== Aim of the exercise ==
All lines below must be repeated exactly, with the pictures omitted.

################

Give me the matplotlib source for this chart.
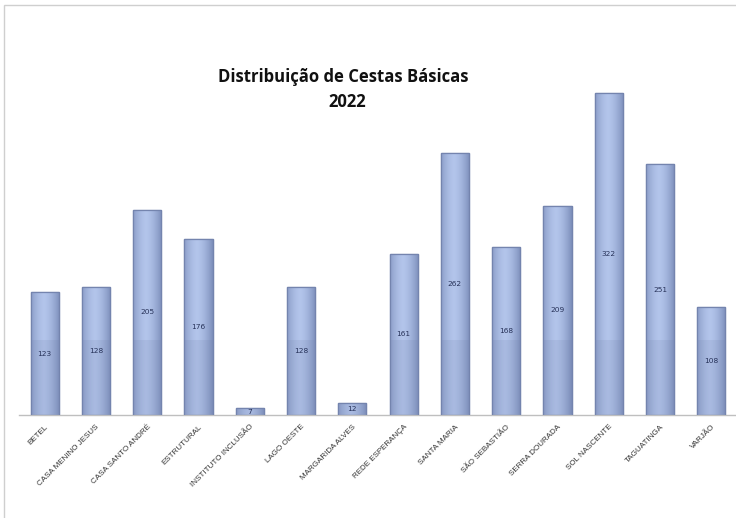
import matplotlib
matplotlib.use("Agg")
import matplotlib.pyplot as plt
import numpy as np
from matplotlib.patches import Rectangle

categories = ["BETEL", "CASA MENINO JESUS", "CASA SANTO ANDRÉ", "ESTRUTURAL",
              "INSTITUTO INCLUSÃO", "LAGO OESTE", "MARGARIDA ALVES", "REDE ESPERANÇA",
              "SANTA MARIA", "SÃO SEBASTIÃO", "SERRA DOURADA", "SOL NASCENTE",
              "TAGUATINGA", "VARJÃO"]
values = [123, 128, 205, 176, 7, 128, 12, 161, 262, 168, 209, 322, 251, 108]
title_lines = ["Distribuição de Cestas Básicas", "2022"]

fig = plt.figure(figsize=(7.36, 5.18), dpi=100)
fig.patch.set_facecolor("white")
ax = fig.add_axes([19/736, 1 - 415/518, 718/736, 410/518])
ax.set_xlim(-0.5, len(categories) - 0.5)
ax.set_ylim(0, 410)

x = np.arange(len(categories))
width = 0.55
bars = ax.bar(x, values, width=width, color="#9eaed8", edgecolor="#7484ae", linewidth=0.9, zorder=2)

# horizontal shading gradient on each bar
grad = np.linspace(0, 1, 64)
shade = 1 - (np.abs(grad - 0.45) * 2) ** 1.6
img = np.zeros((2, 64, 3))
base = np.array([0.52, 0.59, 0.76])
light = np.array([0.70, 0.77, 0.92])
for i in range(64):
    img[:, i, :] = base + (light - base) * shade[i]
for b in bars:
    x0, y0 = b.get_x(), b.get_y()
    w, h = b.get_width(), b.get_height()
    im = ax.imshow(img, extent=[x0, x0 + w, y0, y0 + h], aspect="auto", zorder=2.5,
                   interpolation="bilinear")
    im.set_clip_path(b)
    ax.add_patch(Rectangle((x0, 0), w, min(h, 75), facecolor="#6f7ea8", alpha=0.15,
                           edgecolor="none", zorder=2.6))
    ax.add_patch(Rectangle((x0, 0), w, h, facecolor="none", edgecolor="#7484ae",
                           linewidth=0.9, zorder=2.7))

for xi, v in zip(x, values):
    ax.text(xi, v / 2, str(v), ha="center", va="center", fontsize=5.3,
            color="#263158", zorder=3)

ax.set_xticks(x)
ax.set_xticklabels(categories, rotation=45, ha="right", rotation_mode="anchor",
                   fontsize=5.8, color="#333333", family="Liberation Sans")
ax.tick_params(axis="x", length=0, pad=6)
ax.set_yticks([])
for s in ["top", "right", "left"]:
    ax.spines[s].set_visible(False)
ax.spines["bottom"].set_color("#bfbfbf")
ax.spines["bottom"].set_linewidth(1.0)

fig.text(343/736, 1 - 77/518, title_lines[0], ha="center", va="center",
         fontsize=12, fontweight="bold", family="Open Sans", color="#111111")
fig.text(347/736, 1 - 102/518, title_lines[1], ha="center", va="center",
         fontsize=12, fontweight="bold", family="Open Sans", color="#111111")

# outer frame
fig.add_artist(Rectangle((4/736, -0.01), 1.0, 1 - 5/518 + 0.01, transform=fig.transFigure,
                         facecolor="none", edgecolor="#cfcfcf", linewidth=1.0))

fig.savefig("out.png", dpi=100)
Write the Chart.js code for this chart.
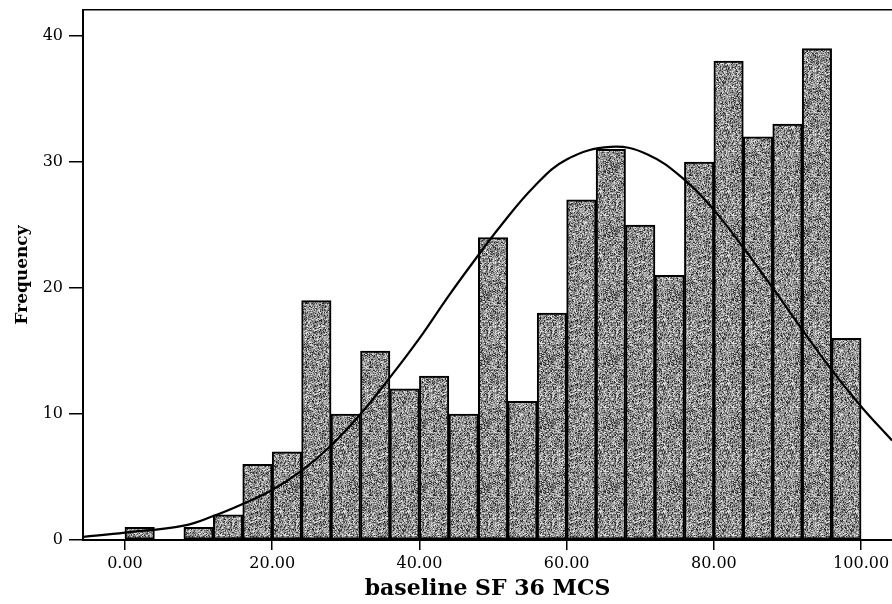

################

== Solution to the exercise ==
Give me the matplotlib source for this chart.
import matplotlib
matplotlib.use("Agg")
import matplotlib.pyplot as plt
import numpy as np
from matplotlib.patches import Rectangle

categories = ["BETEL", "CASA MENINO JESUS", "CASA SANTO ANDRÉ", "ESTRUTURAL",
              "INSTITUTO INCLUSÃO", "LAGO OESTE", "MARGARIDA ALVES", "REDE ESPERANÇA",
              "SANTA MARIA", "SÃO SEBASTIÃO", "SERRA DOURADA", "SOL NASCENTE",
              "TAGUATINGA", "VARJÃO"]
values = [123, 128, 205, 176, 7, 128, 12, 161, 262, 168, 209, 322, 251, 108]
title_lines = ["Distribuição de Cestas Básicas", "2022"]

fig = plt.figure(figsize=(7.36, 5.18), dpi=100)
fig.patch.set_facecolor("white")
ax = fig.add_axes([19/736, 1 - 415/518, 718/736, 410/518])
ax.set_xlim(-0.5, len(categories) - 0.5)
ax.set_ylim(0, 410)

x = np.arange(len(categories))
width = 0.55
bars = ax.bar(x, values, width=width, color="#9eaed8", edgecolor="#7484ae", linewidth=0.9, zorder=2)

# horizontal shading gradient on each bar
grad = np.linspace(0, 1, 64)
shade = 1 - (np.abs(grad - 0.45) * 2) ** 1.6
img = np.zeros((2, 64, 3))
base = np.array([0.52, 0.59, 0.76])
light = np.array([0.70, 0.77, 0.92])
for i in range(64):
    img[:, i, :] = base + (light - base) * shade[i]
for b in bars:
    x0, y0 = b.get_x(), b.get_y()
    w, h = b.get_width(), b.get_height()
    im = ax.imshow(img, extent=[x0, x0 + w, y0, y0 + h], aspect="auto", zorder=2.5,
                   interpolation="bilinear")
    im.set_clip_path(b)
    ax.add_patch(Rectangle((x0, 0), w, min(h, 75), facecolor="#6f7ea8", alpha=0.15,
                           edgecolor="none", zorder=2.6))
    ax.add_patch(Rectangle((x0, 0), w, h, facecolor="none", edgecolor="#7484ae",
                           linewidth=0.9, zorder=2.7))

for xi, v in zip(x, values):
    ax.text(xi, v / 2, str(v), ha="center", va="center", fontsize=5.3,
            color="#263158", zorder=3)

ax.set_xticks(x)
ax.set_xticklabels(categories, rotation=45, ha="right", rotation_mode="anchor",
                   fontsize=5.8, color="#333333", family="Liberation Sans")
ax.tick_params(axis="x", length=0, pad=6)
ax.set_yticks([])
for s in ["top", "right", "left"]:
    ax.spines[s].set_visible(False)
ax.spines["bottom"].set_color("#bfbfbf")
ax.spines["bottom"].set_linewidth(1.0)

fig.text(343/736, 1 - 77/518, title_lines[0], ha="center", va="center",
         fontsize=12, fontweight="bold", family="Open Sans", color="#111111")
fig.text(347/736, 1 - 102/518, title_lines[1], ha="center", va="center",
         fontsize=12, fontweight="bold", family="Open Sans", color="#111111")

# outer frame
fig.add_artist(Rectangle((4/736, -0.01), 1.0, 1 - 5/518 + 0.01, transform=fig.transFigure,
                         facecolor="none", edgecolor="#cfcfcf", linewidth=1.0))

fig.savefig("out.png", dpi=100)
Write the Chart.js code for this chart.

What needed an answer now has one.